Les leçons de morale, c’est terminé!

Ce rétropédalage américain à l’égard des ventes d’armes s’expliquerait en partie par la position stratégique du Caire dans la région. "Washington est obligé de mettre de l’eau dans son vin", estime Roland Lombardi, spécialiste du Moyen-Orient.
"Les Américains ont eu des mots très durs, très moralisateurs à l’égard d’al-Sissi. C’était un positionnement idéologique prévisible de la part des démocrates contre les autocrates de la région. Mais ils ont été rattrapés par la réalité. Le plus bel exemple est la guerre de Gaza", souligne l’historien et géopolitologue au micro de Sputnik.
En effet, en mai 2021, le conflit opposant le Hamas à l’armée israélienne, a pris la Maison-Blanche de court. Washington hésitait sur la position à adopter entre un alignement inconditionnel sur Tel-Aviv et une discrétion diplomatique de bon aloi. Depuis, les Américains ont misé sur la médiation du Caire, qui entretient des relations avec les deux belligérants, dans la résolution de ce contentieux. D’ailleurs, peu de temps après la guerre, le secrétaire d’État, Antony Blinken, s’était rendu dans la capitale égyptienne pour appuyer le cessez-le-feu obtenu par le maréchal al-Sissi.
"Les États-Unis reviennent à une forme de réalisme politique avec Le Caire. Surtout qu’ils savent qu’ils ne sont pas les seuls sur ce marché", résume Roland Lombardi.

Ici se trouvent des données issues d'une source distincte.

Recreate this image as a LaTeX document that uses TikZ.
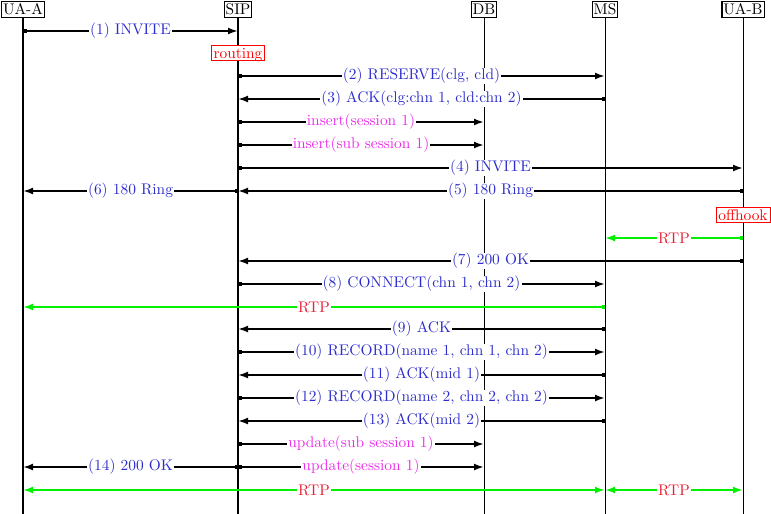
\documentclass[tikz,border=0pt]{standalone}
\usetikzlibrary{arrows.meta}
\definecolor{msgblue}{RGB}{45,45,205}
\definecolor{dbmag}{RGB}{235,45,235}
\definecolor{rtpred}{RGB}{228,35,55}
\definecolor{rtpgreen}{RGB}{0,240,0}
\begin{document}
\begin{tikzpicture}[x=1pt,y=-1pt,
  every node/.style={font=\fontsize{10}{12}\selectfont,scale=1.54,transform shape},
  actor/.style={draw,line width=1.2pt,fill=white,inner xsep=1pt,inner ysep=1.6pt,text height=7pt,text depth=0pt},
  note/.style={draw=red,line width=0.8pt,text=red,fill=white,inner xsep=1.6pt,inner ysep=1.6pt,text height=7pt,text depth=0pt},
  thickline/.style={line width=2pt},
  thinline/.style={line width=1pt},
  msg/.style={line width=2.4pt,{Square[length=3.5pt,width=3.5pt]}-{Latex[length=10pt,width=7pt]}},
  rtp/.style={msg,draw=rtpgreen},
  rtpboth/.style={line width=2.4pt,draw=rtpgreen,{Latex[length=10pt,width=7pt]}-{Latex[length=10pt,width=7pt]}},
  lbl/.style={fill=white,inner xsep=0.7pt,inner ysep=0.3pt,text=msgblue},
  dblbl/.style={lbl,text=dbmag},
  rtplbl/.style={lbl,text=rtpred}]
\useasboundingbox (0,0) rectangle (771,514);
% actors
\node[actor] (uaa) at (23,9.5) {UA-A};
\node[actor] (sip) at (238,9.5) {SIP};
\node[actor] (db) at (484,9.5) {DB};
\node[actor] (ms) at (605,9.5) {MS};
\node[actor] (uab) at (743,9.5) {UA-B};
\coordinate (bot) at (0,514);
\draw[thickline] (uaa.south) -- (uaa |- bot);
\draw[thickline] (sip.south) -- (sip |- bot);
\draw[thinline] (db.south) -- (db |- bot);
\draw[thinline] (ms.south) -- (ms |- bot);
\draw[thinline] (uab.south) -- (uab |- bot);
% rows
\foreach \n/\y in {1/31,2/76,3/99,4/122,5/145,6/168,7/191,8/238,9/261,10/284,11/307,12/329,13/352,14/375,15/398,16/421,17/444,18/467,19/490}
  \coordinate (r\n) at (0,\y);
\draw[msg] (uaa |- r1) -- node[lbl]{(1) INVITE} (sip |- r1);
\node[note] (routing) at (238,53) {routing};
\draw[msg] (sip |- r2) -- node[lbl]{(2) RESERVE(clg, cld)} (ms |- r2);
\draw[msg] (ms |- r3) -- node[lbl]{(3) ACK(clg:chn 1, cld:chn 2)} (sip |- r3);
\draw[msg] (sip |- r4) -- node[dblbl]{insert(session 1)} (db |- r4);
\draw[msg] (sip |- r5) -- node[dblbl]{insert(sub session 1)} (db |- r5);
\draw[msg] (sip |- r6) -- node[lbl]{(4) INVITE} (uab |- r6);
\draw[msg] (uab |- r7) -- node[lbl]{(5) 180 Ring} (sip |- r7);
\draw[msg] (sip |- r7) -- node[lbl]{(6) 180 Ring} (uaa |- r7);
\node[note] (offhook) at (743,215) {offhook};
\draw[rtp] (uab |- r8) -- node[rtplbl]{RTP} (ms |- r8);
\draw[msg] (uab |- r9) -- node[lbl]{(7) 200 OK} (sip |- r9);
\draw[msg] (sip |- r10) -- node[lbl]{(8) CONNECT(chn 1, chn 2)} (ms |- r10);
\draw[rtp] (ms |- r11) -- node[rtplbl]{RTP} (uaa |- r11);
\draw[msg] (ms |- r12) -- node[lbl]{(9) ACK} (sip |- r12);
\draw[msg] (sip |- r13) -- node[lbl]{(10) RECORD(name 1, chn 1, chn 2)} (ms |- r13);
\draw[msg] (ms |- r14) -- node[lbl]{(11) ACK(mid 1)} (sip |- r14);
\draw[msg] (sip |- r15) -- node[lbl]{(12) RECORD(name 2, chn 2, chn 2)} (ms |- r15);
\draw[msg] (ms |- r16) -- node[lbl]{(13) ACK(mid 2)} (sip |- r16);
\draw[msg] (sip |- r17) -- node[dblbl]{update(sub session 1)} (db |- r17);
\draw[msg] (sip |- r18) -- node[dblbl]{update(session 1)} (db |- r18);
\draw[msg] (sip |- r18) -- node[lbl]{(14) 200 OK} (uaa |- r18);
\draw[rtpboth] (uaa |- r19) -- node[rtplbl]{RTP} (ms |- r19);
\draw[rtpboth] (ms |- r19) -- node[rtplbl]{RTP} (uab |- r19);
\end{tikzpicture}
\end{document}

Et c’est peu dire, tant la concurrence fait rage sur le marché égyptien. "C’est vrai qu’al-Sissi a très bien joué sa partition. Quand il est en froid avec Washington, il se tourne davantage vers les Russes", ajoute le géopolitologue. La Russie s’est longtemps appuyée sur son allié égyptien du temps de Nasser pour contrebalancer au Moyen-Orient l’influence exercée par les Américains viaIsraël. Malgré le tournant pro-américain du Caire dans les années 1980, le pays reste un partenaire de premier ordre pour Moscou. Entre 2013 et 2017, l’armée égyptienne a acheté quarante-six avions de combat, des systèmes anti-aériens de type Buk-MI-2 et S-300 VM, et quarante-six hélicoptères d’attaque Ka-52.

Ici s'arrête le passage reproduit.